An Israeli attack on Iran could not be legally justified as self-defense, considering that Iran so far has not breached the NPT, to which Israel is not a signatory.
Israeli Prime Minister Benjamin Netanyahu listens to a question during a joint news conference with his Italian counterpart Enrico Letta at the end of a bilateral meeting at Villa Madama in Rome December 2, 2013.  REUTERS/Alessandro Bianchi  (ITALY - Tags: POLITICS) - RTX1616K

To the sentence “Israel will not be the first to introduce nuclear weapons into the Middle East” — which is summed up in the term “the policy of ambiguity” — another expression has been added in recent years: “Israel maintains the right to defend itself.” In slight variations, this sentence has been repeatedly stated by Prime Minister Benjamin Netanyahu, following the agreement with Iran that was signed in Geneva on Nov. 24.
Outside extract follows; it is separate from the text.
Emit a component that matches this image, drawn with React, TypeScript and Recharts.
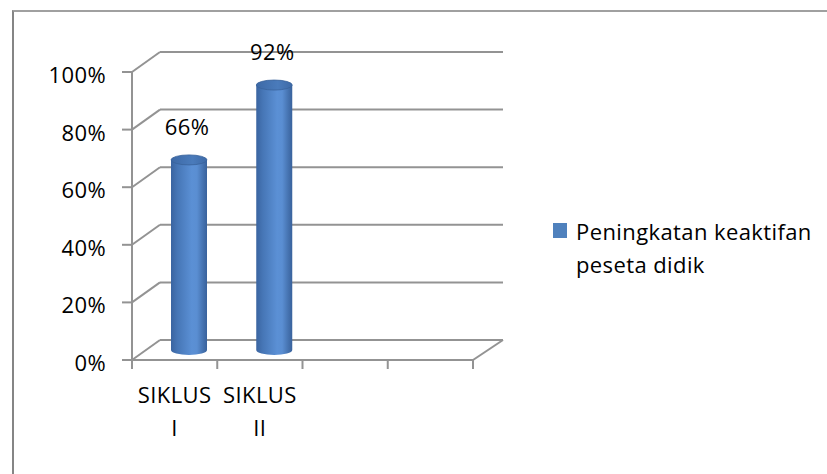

This, if you wish, is a delicate phrasing of an explicit threat on Iran and the five permanent UN Security Council members and Germany, or P5+1 forum, that if the agreement that was reached by diplomatic means will not be satisfactory to Netanyahu, Israel will exercise the right to self-defense to forcibly stop the Iranian nuclear program. In Netanyahu’s view and that of US congressmen who side with him, a retreat from the nuclear program requires the closure of the uranium enrichment plant in Fordow and the heavy water reactor in Arak, through which Iran could create plutonium.